• _OBJECTIVE_:
Retype word for word the first line of the listing and each line after it up to the line with "const values = [77.9, 4.8, 2.4, 0.03, 14.8];", with the pictures taken out.

# # # # #

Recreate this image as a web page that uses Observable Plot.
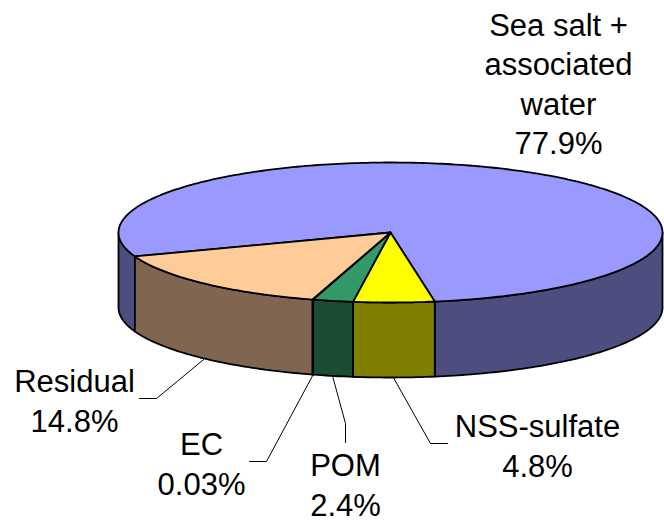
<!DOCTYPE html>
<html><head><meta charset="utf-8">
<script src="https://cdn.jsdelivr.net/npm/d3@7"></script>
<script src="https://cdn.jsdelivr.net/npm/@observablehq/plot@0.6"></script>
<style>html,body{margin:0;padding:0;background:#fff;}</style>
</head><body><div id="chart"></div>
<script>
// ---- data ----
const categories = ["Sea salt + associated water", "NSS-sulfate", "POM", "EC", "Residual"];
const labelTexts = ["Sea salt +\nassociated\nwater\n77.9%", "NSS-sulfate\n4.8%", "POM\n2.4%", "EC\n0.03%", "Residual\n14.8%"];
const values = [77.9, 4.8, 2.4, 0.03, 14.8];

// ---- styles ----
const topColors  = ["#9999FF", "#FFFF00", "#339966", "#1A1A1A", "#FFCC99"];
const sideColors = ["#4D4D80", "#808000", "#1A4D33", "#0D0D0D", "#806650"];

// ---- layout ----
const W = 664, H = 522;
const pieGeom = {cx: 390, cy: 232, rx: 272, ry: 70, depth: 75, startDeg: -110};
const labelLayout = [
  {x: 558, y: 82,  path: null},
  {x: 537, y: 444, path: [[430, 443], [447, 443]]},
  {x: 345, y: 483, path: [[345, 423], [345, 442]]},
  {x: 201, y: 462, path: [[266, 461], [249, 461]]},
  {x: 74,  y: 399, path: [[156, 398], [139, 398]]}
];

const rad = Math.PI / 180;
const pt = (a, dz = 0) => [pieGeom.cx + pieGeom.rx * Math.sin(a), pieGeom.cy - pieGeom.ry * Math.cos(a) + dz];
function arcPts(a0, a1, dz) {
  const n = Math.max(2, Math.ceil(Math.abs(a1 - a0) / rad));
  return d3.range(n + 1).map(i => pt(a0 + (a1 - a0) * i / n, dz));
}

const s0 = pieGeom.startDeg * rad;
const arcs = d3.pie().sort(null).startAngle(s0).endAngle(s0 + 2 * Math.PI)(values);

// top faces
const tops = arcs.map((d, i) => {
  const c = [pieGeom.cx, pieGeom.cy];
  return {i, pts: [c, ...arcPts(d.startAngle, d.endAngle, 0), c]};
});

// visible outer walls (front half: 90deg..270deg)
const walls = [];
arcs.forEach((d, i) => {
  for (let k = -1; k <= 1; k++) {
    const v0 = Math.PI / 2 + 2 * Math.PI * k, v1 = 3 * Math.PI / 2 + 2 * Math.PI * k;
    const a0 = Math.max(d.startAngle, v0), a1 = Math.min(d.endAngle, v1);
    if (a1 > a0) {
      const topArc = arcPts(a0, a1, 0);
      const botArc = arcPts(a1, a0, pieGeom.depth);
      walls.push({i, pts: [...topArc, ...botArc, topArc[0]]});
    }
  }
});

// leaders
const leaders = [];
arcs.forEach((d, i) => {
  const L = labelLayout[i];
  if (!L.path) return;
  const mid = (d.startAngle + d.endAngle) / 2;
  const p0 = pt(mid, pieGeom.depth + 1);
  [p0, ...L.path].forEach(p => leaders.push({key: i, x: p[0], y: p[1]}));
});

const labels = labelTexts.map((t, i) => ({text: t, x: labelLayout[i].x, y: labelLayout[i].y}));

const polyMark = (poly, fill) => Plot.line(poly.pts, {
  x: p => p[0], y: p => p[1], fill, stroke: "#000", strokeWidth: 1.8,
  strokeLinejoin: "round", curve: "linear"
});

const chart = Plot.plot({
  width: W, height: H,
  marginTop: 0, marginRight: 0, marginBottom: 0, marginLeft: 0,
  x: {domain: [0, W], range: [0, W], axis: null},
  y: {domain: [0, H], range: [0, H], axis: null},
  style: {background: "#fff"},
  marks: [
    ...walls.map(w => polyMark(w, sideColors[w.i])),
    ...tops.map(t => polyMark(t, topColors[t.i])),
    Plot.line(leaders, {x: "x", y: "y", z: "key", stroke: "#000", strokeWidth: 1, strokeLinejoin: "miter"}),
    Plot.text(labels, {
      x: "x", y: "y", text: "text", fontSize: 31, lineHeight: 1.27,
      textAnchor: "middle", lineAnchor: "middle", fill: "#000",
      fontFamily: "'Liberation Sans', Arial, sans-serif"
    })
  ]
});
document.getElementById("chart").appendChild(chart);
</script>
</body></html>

# # # # #

• _EXPECTED ANSWER_:
Recreate this image as a web page that uses Observable Plot.
<!DOCTYPE html>
<html><head><meta charset="utf-8">
<script src="https://cdn.jsdelivr.net/npm/d3@7"></script>
<script src="https://cdn.jsdelivr.net/npm/@observablehq/plot@0.6"></script>
<style>html,body{margin:0;padding:0;background:#fff;}</style>
</head><body><div id="chart"></div>
<script>
// ---- data ----
const categories = ["Sea salt + associated water", "NSS-sulfate", "POM", "EC", "Residual"];
const labelTexts = ["Sea salt +\nassociated\nwater\n77.9%", "NSS-sulfate\n4.8%", "POM\n2.4%", "EC\n0.03%", "Residual\n14.8%"];
const values = [77.9, 4.8, 2.4, 0.03, 14.8];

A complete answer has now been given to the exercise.